# [What you are asked to do]
Repeat the material below word for word and leave out all pictures.

[Rows from a dataset of charts and code]
----------------
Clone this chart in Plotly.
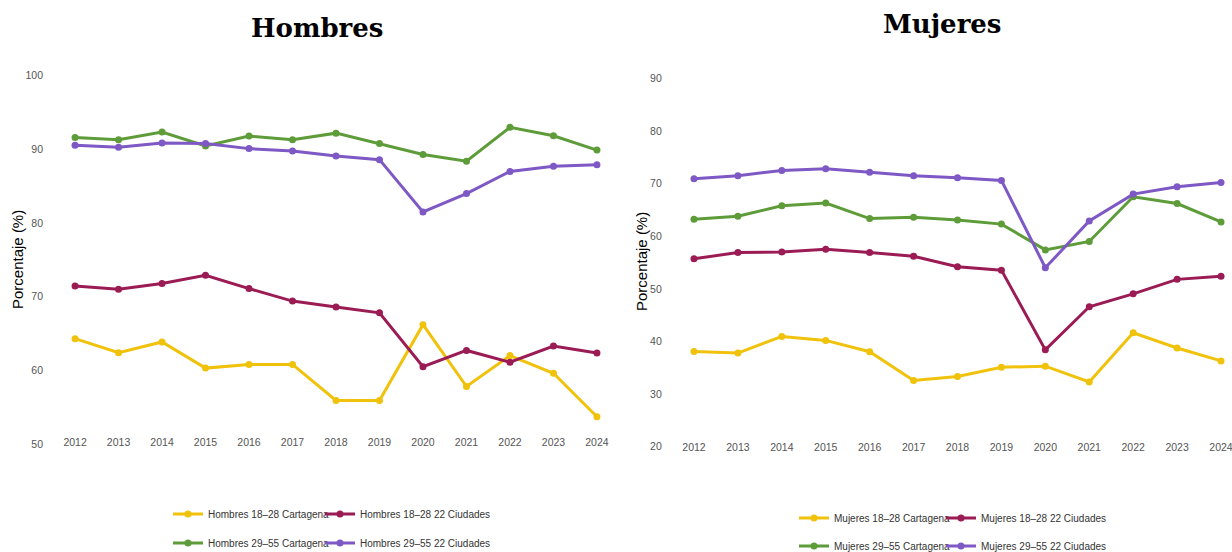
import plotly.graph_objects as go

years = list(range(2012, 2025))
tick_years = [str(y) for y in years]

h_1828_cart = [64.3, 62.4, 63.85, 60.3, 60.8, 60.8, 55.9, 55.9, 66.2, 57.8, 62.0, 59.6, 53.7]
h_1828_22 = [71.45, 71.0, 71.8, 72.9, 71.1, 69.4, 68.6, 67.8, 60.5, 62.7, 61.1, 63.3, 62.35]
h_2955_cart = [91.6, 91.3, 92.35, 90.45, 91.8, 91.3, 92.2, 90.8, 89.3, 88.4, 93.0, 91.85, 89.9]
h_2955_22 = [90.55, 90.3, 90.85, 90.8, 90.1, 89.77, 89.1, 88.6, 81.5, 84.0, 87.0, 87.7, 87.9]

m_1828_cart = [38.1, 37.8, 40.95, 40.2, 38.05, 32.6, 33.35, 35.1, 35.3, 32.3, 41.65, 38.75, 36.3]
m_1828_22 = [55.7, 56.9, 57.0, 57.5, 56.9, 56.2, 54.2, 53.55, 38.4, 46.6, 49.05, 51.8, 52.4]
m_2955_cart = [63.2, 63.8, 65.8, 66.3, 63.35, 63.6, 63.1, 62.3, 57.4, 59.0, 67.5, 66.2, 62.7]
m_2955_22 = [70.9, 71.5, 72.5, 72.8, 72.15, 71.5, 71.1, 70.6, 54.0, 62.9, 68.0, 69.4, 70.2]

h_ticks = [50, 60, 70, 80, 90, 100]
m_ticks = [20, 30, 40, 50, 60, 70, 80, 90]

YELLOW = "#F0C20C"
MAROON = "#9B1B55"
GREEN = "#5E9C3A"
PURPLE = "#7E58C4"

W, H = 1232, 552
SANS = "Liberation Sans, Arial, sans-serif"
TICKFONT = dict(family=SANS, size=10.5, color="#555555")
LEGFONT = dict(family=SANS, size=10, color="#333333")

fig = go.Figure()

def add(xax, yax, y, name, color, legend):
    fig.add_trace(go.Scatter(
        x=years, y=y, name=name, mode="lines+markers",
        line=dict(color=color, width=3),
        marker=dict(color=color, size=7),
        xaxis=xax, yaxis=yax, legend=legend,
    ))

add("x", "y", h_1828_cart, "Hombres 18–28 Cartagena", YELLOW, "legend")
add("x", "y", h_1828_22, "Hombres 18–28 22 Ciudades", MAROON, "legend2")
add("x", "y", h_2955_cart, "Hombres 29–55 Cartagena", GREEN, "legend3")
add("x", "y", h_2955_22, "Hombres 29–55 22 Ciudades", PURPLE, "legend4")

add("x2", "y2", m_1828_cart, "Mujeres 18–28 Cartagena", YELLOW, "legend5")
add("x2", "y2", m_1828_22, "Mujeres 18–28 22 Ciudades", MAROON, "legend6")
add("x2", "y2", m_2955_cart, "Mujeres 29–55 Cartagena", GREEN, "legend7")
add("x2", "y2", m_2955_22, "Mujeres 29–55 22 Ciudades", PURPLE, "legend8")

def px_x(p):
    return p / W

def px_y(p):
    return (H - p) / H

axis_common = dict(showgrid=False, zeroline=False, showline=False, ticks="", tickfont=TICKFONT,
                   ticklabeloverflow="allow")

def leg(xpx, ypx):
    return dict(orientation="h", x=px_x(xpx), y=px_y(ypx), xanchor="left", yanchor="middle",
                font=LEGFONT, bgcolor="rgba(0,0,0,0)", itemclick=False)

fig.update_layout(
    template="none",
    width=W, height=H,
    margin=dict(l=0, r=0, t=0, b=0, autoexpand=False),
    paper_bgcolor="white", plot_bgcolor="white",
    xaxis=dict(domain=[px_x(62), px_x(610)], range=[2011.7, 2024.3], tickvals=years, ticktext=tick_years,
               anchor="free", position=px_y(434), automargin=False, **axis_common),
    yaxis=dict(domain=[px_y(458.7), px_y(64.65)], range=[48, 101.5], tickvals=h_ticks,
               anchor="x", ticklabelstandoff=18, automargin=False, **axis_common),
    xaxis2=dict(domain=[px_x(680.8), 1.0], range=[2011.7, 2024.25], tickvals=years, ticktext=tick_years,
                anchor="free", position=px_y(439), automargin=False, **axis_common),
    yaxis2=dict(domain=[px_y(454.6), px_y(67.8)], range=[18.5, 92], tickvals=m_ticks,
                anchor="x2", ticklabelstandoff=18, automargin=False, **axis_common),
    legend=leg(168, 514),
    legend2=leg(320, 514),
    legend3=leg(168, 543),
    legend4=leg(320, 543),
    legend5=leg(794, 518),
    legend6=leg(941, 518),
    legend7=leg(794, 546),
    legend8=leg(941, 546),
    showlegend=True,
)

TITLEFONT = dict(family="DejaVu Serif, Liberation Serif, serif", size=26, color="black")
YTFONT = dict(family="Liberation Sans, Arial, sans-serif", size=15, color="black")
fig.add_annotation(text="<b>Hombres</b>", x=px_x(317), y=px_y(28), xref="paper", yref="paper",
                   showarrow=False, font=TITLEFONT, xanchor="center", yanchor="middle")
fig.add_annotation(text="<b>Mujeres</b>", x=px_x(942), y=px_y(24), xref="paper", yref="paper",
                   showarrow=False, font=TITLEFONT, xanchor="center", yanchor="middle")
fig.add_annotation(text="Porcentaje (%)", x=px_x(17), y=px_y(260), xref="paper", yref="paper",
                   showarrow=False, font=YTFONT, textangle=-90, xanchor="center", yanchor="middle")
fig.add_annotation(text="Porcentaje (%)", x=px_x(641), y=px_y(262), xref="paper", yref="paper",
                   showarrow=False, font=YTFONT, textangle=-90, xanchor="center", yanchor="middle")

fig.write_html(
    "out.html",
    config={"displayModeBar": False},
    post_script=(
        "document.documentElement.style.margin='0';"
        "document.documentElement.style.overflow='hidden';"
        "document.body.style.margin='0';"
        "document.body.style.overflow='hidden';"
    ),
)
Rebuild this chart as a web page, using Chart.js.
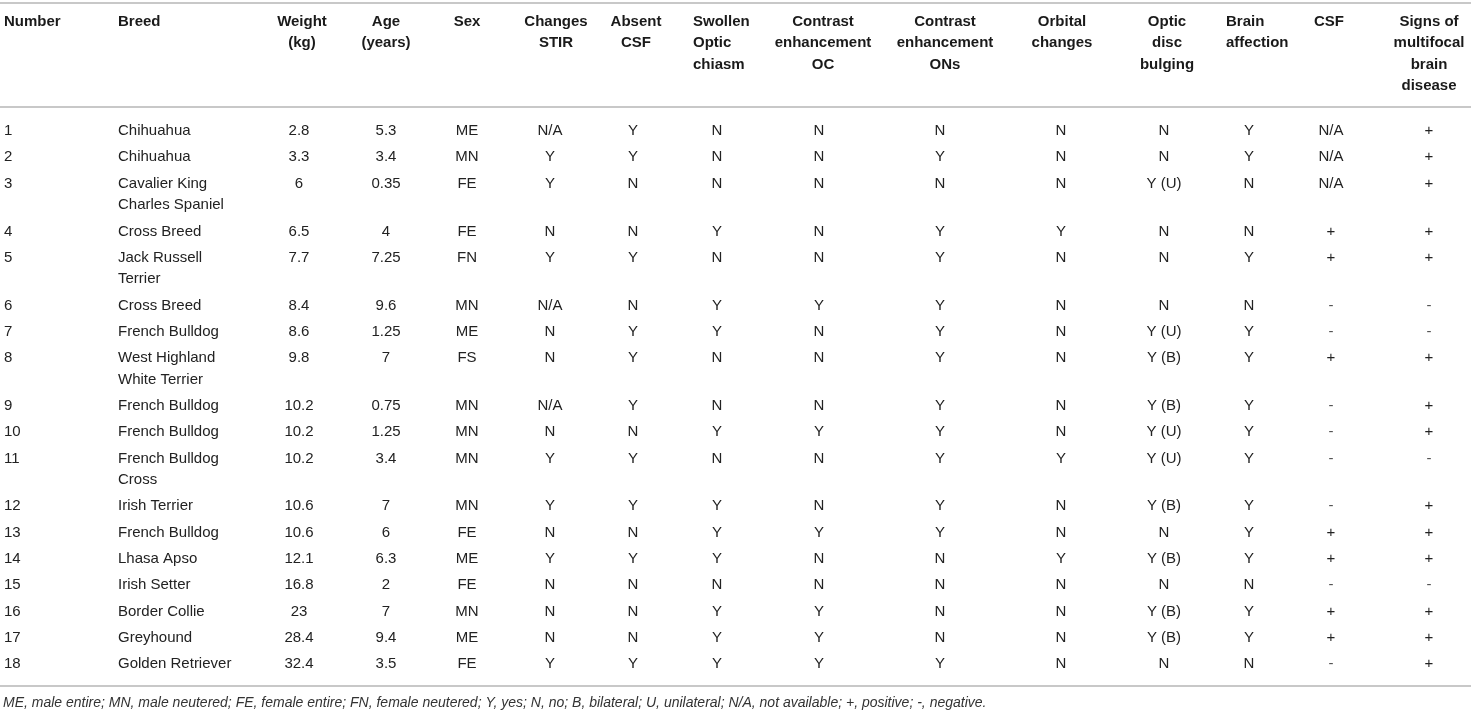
----------------
# [Finished task]
Clone this chart in Plotly.
import plotly.graph_objects as go

years = list(range(2012, 2025))
tick_years = [str(y) for y in years]

h_1828_cart = [64.3, 62.4, 63.85, 60.3, 60.8, 60.8, 55.9, 55.9, 66.2, 57.8, 62.0, 59.6, 53.7]
h_1828_22 = [71.45, 71.0, 71.8, 72.9, 71.1, 69.4, 68.6, 67.8, 60.5, 62.7, 61.1, 63.3, 62.35]
h_2955_cart = [91.6, 91.3, 92.35, 90.45, 91.8, 91.3, 92.2, 90.8, 89.3, 88.4, 93.0, 91.85, 89.9]
h_2955_22 = [90.55, 90.3, 90.85, 90.8, 90.1, 89.77, 89.1, 88.6, 81.5, 84.0, 87.0, 87.7, 87.9]

m_1828_cart = [38.1, 37.8, 40.95, 40.2, 38.05, 32.6, 33.35, 35.1, 35.3, 32.3, 41.65, 38.75, 36.3]
m_1828_22 = [55.7, 56.9, 57.0, 57.5, 56.9, 56.2, 54.2, 53.55, 38.4, 46.6, 49.05, 51.8, 52.4]
m_2955_cart = [63.2, 63.8, 65.8, 66.3, 63.35, 63.6, 63.1, 62.3, 57.4, 59.0, 67.5, 66.2, 62.7]
m_2955_22 = [70.9, 71.5, 72.5, 72.8, 72.15, 71.5, 71.1, 70.6, 54.0, 62.9, 68.0, 69.4, 70.2]

h_ticks = [50, 60, 70, 80, 90, 100]
m_ticks = [20, 30, 40, 50, 60, 70, 80, 90]

YELLOW = "#F0C20C"
MAROON = "#9B1B55"
GREEN = "#5E9C3A"
PURPLE = "#7E58C4"

W, H = 1232, 552
SANS = "Liberation Sans, Arial, sans-serif"
TICKFONT = dict(family=SANS, size=10.5, color="#555555")
LEGFONT = dict(family=SANS, size=10, color="#333333")

fig = go.Figure()

def add(xax, yax, y, name, color, legend):
    fig.add_trace(go.Scatter(
        x=years, y=y, name=name, mode="lines+markers",
        line=dict(color=color, width=3),
        marker=dict(color=color, size=7),
        xaxis=xax, yaxis=yax, legend=legend,
    ))

add("x", "y", h_1828_cart, "Hombres 18–28 Cartagena", YELLOW, "legend")
add("x", "y", h_1828_22, "Hombres 18–28 22 Ciudades", MAROON, "legend2")
add("x", "y", h_2955_cart, "Hombres 29–55 Cartagena", GREEN, "legend3")
add("x", "y", h_2955_22, "Hombres 29–55 22 Ciudades", PURPLE, "legend4")

add("x2", "y2", m_1828_cart, "Mujeres 18–28 Cartagena", YELLOW, "legend5")
add("x2", "y2", m_1828_22, "Mujeres 18–28 22 Ciudades", MAROON, "legend6")
add("x2", "y2", m_2955_cart, "Mujeres 29–55 Cartagena", GREEN, "legend7")
add("x2", "y2", m_2955_22, "Mujeres 29–55 22 Ciudades", PURPLE, "legend8")

def px_x(p):
    return p / W

def px_y(p):
    return (H - p) / H

axis_common = dict(showgrid=False, zeroline=False, showline=False, ticks="", tickfont=TICKFONT,
                   ticklabeloverflow="allow")

def leg(xpx, ypx):
    return dict(orientation="h", x=px_x(xpx), y=px_y(ypx), xanchor="left", yanchor="middle",
                font=LEGFONT, bgcolor="rgba(0,0,0,0)", itemclick=False)

fig.update_layout(
    template="none",
    width=W, height=H,
    margin=dict(l=0, r=0, t=0, b=0, autoexpand=False),
    paper_bgcolor="white", plot_bgcolor="white",
    xaxis=dict(domain=[px_x(62), px_x(610)], range=[2011.7, 2024.3], tickvals=years, ticktext=tick_years,
               anchor="free", position=px_y(434), automargin=False, **axis_common),
    yaxis=dict(domain=[px_y(458.7), px_y(64.65)], range=[48, 101.5], tickvals=h_ticks,
               anchor="x", ticklabelstandoff=18, automargin=False, **axis_common),
    xaxis2=dict(domain=[px_x(680.8), 1.0], range=[2011.7, 2024.25], tickvals=years, ticktext=tick_years,
                anchor="free", position=px_y(439), automargin=False, **axis_common),
    yaxis2=dict(domain=[px_y(454.6), px_y(67.8)], range=[18.5, 92], tickvals=m_ticks,
                anchor="x2", ticklabelstandoff=18, automargin=False, **axis_common),
    legend=leg(168, 514),
    legend2=leg(320, 514),
    legend3=leg(168, 543),
    legend4=leg(320, 543),
    legend5=leg(794, 518),
    legend6=leg(941, 518),
    legend7=leg(794, 546),
    legend8=leg(941, 546),
    showlegend=True,
)

TITLEFONT = dict(family="DejaVu Serif, Liberation Serif, serif", size=26, color="black")
YTFONT = dict(family="Liberation Sans, Arial, sans-serif", size=15, color="black")
fig.add_annotation(text="<b>Hombres</b>", x=px_x(317), y=px_y(28), xref="paper", yref="paper",
                   showarrow=False, font=TITLEFONT, xanchor="center", yanchor="middle")
fig.add_annotation(text="<b>Mujeres</b>", x=px_x(942), y=px_y(24), xref="paper", yref="paper",
                   showarrow=False, font=TITLEFONT, xanchor="center", yanchor="middle")
fig.add_annotation(text="Porcentaje (%)", x=px_x(17), y=px_y(260), xref="paper", yref="paper",
                   showarrow=False, font=YTFONT, textangle=-90, xanchor="center", yanchor="middle")
fig.add_annotation(text="Porcentaje (%)", x=px_x(641), y=px_y(262), xref="paper", yref="paper",
                   showarrow=False, font=YTFONT, textangle=-90, xanchor="center", yanchor="middle")

fig.write_html(
    "out.html",
    config={"displayModeBar": False},
    post_script=(
        "document.documentElement.style.margin='0';"
        "document.documentElement.style.overflow='hidden';"
        "document.body.style.margin='0';"
        "document.body.style.overflow='hidden';"
    ),
)
Rebuild this chart as a web page, using Chart.js.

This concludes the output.